Ironically, their legal costs rose because the bank is trying to implement more cost cutting measures. Some of the measures included eliminating five percent of compensation, equipment and benefits expenses. They also worked to cut costs at Citi Holding. This division holds "bad" assets and they were able to shrink losses this quarter. These cost cutting measures meant a lot of billable hours for their legal team, almost a billion dollars worth.
The legal team should be thrilled for the second quarter, too. Chief Financial Officer John Gerspach warns that legal costs “would remain elevated for the foreseeable future”.
Morgan Stanley: Definitely way less than a billion
Morgan Stanley did not release an exact figure, but is characterizing their litigation costs this quarter as "immaterial." The Wire spoke with the media team this morning after the earnings results were issued to confirm this immateriality. Holding true to their report, Morgan Stanley did confirm that costs were "much less than a billion." Last quarter, they posted $1.2 billion in legal expenses, a figure they deemed was material, so we know it's significantly less than that.
For a bank posting earnings of $1.5 billion this quarter, we can speculate that this quarter's litigation costs were in the low hundred millions, as anything more would be deemed material.
JPMorgan Chase: Less than $281 million, probably
Just like Morgan Stanley, JPMorgan called their litigation fees "immaterial." While it can't be quantified exactly, we estimated what "immaterial" could mean based on prior spending. In first quarter of last year, their earnings were $6.53 billion, and their litigation costs came to $347 million. That's 5.3% of earnings. This quarter, earnings were $5.27 billion, of which 5.3% is 281 million dollars.
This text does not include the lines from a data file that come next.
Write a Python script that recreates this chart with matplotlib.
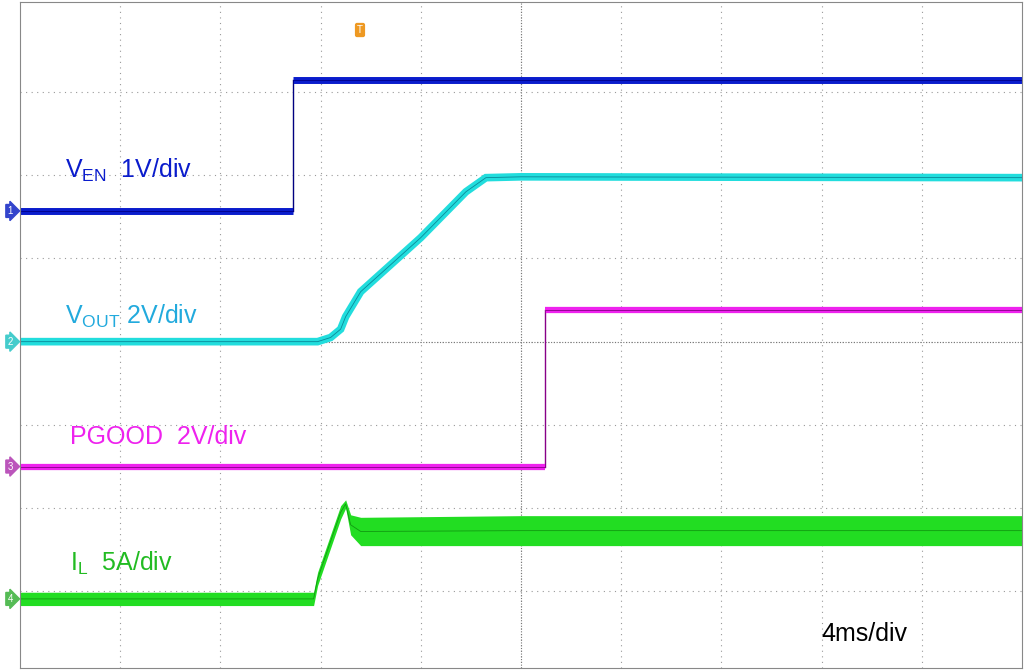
import matplotlib
matplotlib.use("Agg")
import matplotlib.pyplot as plt
import numpy as np

plt.rcParams['font.family'] = ['Liberation Sans', 'DejaVu Sans']

# time in divisions (0..10), amplitude in divisions
ven_t = [0, 2.72, 2.72, 10]
ven_v = [1.57, 1.57, 3.14, 3.14]

vout_t = [0, 2.97, 3.1, 3.2, 3.25, 3.4, 4.0, 4.45, 4.65, 5.0, 10]
vout_v = [0, 0, 0.05, 0.15, 0.3, 0.6, 1.25, 1.8, 1.97, 1.98, 1.97]

pg_t = [0, 5.24, 5.24, 10]
pg_v = [-1.50, -1.50, 0.38, 0.38]

il_t = [0, 2.93, 2.97, 3.2, 3.25, 3.3, 3.4, 5.0, 10]
il_v = [-3.09, -3.09, -2.85, -2.05, -1.95, -2.2, -2.28, -2.27, -2.27]
il_w = [0.08, 0.08, 0.08, 0.08, 0.05, 0.12, 0.17, 0.18, 0.18]

fig = plt.figure(figsize=(10.24, 6.70), dpi=100)
ax = fig.add_axes([20/1024, 2/670, 1002/1024, 666/670])
ax.set_xlim(0, 10)
ax.set_ylim(-3.92, 4.08)
ax.set_xticks([]); ax.set_yticks([])
for s in ax.spines.values():
    s.set_color("#888888"); s.set_linewidth(0.8)

# graticule
for x in range(1, 10):
    ax.axvline(x, color="#999999", lw=0.8, ls=(0, (1, 4)), zorder=0)
for y in range(-3, 4):
    ax.axhline(y, color="#999999", lw=0.8, ls=(0, (1, 4)), zorder=0)
ax.axvline(5, color="#777777", lw=0.8, ls=(0, (1, 1.5)), zorder=0)
ax.axhline(0, color="#777777", lw=0.8, ls=(0, (1, 1.5)), zorder=0)

def trace(t, v, col, edge, lw):
    ax.plot(t, v, color=col, lw=lw, solid_capstyle="butt", solid_joinstyle="miter")
    ax.plot(t, v, color=edge, lw=0.6)

# thin vertical edges for steps
ax.plot([2.72, 2.72], [1.57, 3.14], color="#000066", lw=1)
ax.plot([5.24, 5.24], [-1.5, 0.38], color="#880088", lw=1)
ax.plot(ven_t[:2], ven_v[:2], color="#0a1ccc", lw=5, solid_capstyle="butt")
ax.plot(ven_t[2:], ven_v[2:], color="#0a1ccc", lw=5, solid_capstyle="butt")
ax.plot(ven_t, ven_v, color="#000088", lw=0.6)
trace(vout_t, vout_v, "#22dddd", "#0a8899", 5.5)
ax.plot(pg_t[:2], pg_v[:2], color="#ee22ee", lw=4.5, solid_capstyle="butt")
ax.plot(pg_t[2:], pg_v[2:], color="#ee22ee", lw=4.5, solid_capstyle="butt")
ax.plot(pg_t, pg_v, color="#880088", lw=0.6)
il_v = np.array(il_v); il_w = np.array(il_w)
ax.fill_between(il_t, il_v - il_w, il_v + il_w, color="#22dd22", lw=0)
ax.plot(il_t, il_v, color="#119911", lw=0.6)

ax.text(0.45, 1.97, "V$_{\\mathregular{EN}}$  1V/div", color="#0a1ccc", fontsize=18)
ax.text(0.45, 0.22, "V$_{\\mathregular{OUT}}$ 2V/div", color="#22aadd", fontsize=18)
ax.text(0.5, -1.23, "PGOOD  2V/div", color="#ee22ee", fontsize=18)
ax.text(0.5, -2.75, "I$_{\\mathregular{L}}$  5A/div", color="#22bb22", fontsize=18)
ax.text(8.0, -3.6, "4ms/div", color="black", fontsize=18)

# channel markers
for lvl, col, lab in [(1.57, "#3344cc", "1"), (0, "#44cccc", "2"),
                      (-1.5, "#bb55bb", "3"), (-3.09, "#55bb55", "4")]:
    fig.text(10/1024, (2 + (lvl + 3.92) / 8 * 666) / 670, lab, color="white",
             fontsize=7, ha="center", va="center",
             bbox=dict(boxstyle="rarrow,pad=0.15", fc=col, ec=col))
fig.text(360/1024, 1 - 30/670, "T", color="white", fontsize=7, ha="center",
         va="center", bbox=dict(boxstyle="round,pad=0.15", fc="#ee9922", ec="#ee9922"))

fig.savefig("out.png", dpi=100)
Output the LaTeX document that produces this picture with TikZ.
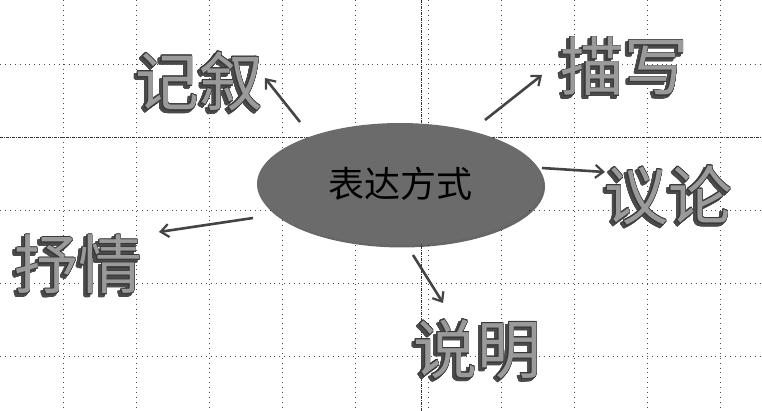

Keep in mind that materiality is relative. Just because ligation costs were five percent one quarter, and that was deemed "material," that does not make five percent the hurdle for materiality every quarter. We can estimate that litigation costs came in somewhere between zero and $281 million, and regardless of where in that range it falls, it is pocket change to a bank their size.
Only on Wall Street can up to $281 million be considered "immaterial."
Wells Fargo: Less than $159 million, for now
This California bank is not reporting exact legal costs for the first quarter, as their report listed total operating losses as one figure. Investor relations confirmed that "operating losses" do include legal fees, and that number came to a lowly $159 million.
The low number does not come as much of a surprise, as last spring Wells announced that they are looking to spend less on outside legal counsel as part of a wider cost cutting program.
Jim Strother, Senior Executive Vice President of the General Counsel Legal Group at Wells Fargo, said last year “We do expect to have a meaningful reduction in outside counsel expense.” It seems that the meaningful reduction was successful.
To give you an example of how "little" that is, Wells paid $191 million in postage, stationery and supplies this year, so the legal team might want to start raiding the mailroom for their bonuses.
Goldman Sachs: $115 million
Goldman has cut legal expenses 80.3 percent, from the previous quarter's total of $561 million. While this is welcomed decrease, powerhouse Goldman Sachs has a history of low legal costs in the first quarter, coming in at $110 million last spring and $116 million in 2012. Compared to first quarter of 2013, they have increased litigation spending just 4.5%. However, their earnings this quarter, $2.03 billion, declined 10% from this time last year.
Good work staying on the right side of the law in the first quarter, Goldman Sachs. Your lawyers can't even put gas in their corporate plane.